NOTE: lease_seconds and requested pod memory in the deployment. These will change from layer to layer. Lower layer chunks require exponentially less time to process and less memory. Experiment with local execution to find the best settings before running the whole dataset.

Be careful when scaling the number of workers to not overload the BigTable cluster, which will slow down meshing and the overall use of the ChunkedGraph. Check the CPU utilization graph in the monitoring section of the BigTable cluster, and increase the number of nodes if the current number of workers is causing CPU utilization to be at or above the recommended max percentage.

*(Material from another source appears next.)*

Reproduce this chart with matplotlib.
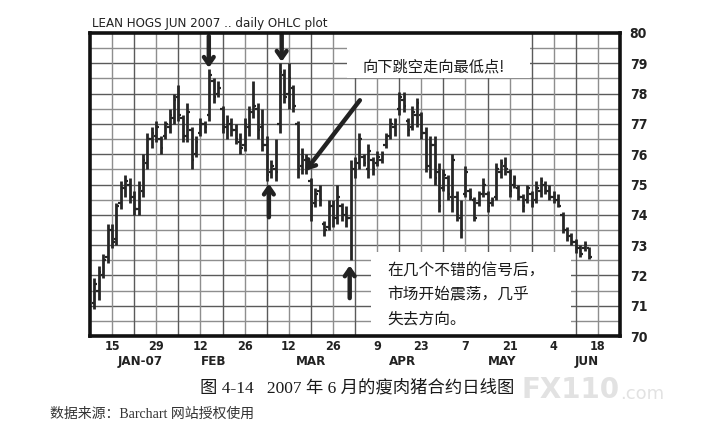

Memory and Time Limitations

Because of the way the sharded format works, it is much slower to download, say, 500 meshes at once than using the unsharded format. Therefore, the mesh stitching code is written differently to be more efficient: instead of finding which child meshes to stitch together and requesting those, we simply download all the shards we need at the beginning. Then for each parent node we find the relevant shards of those downloaded that have the child meshes and do local unpacking of the shard. The upside of this is way faster download time and minimal latency, since we make way fewer requests. However, we are now holding all of these shards in memory, and the amount of memory we need at each layer increases by ~8x. Typically layer 7 is the highest layer we can mesh at, since memory requirements at that layer could surpass 30 or 50GB. Time also starts to become a factor since we are deduplicating millions of vertices for each mesh, and a higher layer chunk contains many mesh fragments. SQS has a maximum lease time of 12 hours and layer 7 has also come somewhat close to hitting that limit.

If in the future we switch to some kind of multi-resolution format, where higher layer meshes are more simplified than their lower layer counterparts, that could help with this issue.

For Private Cluster

Setup Cloud NAT To enqueue jobs to the AWS SQS, you need to setup outbound connections to your private cluster. Please find step 6 in this setup tutorial, create Cloud NAT gateway.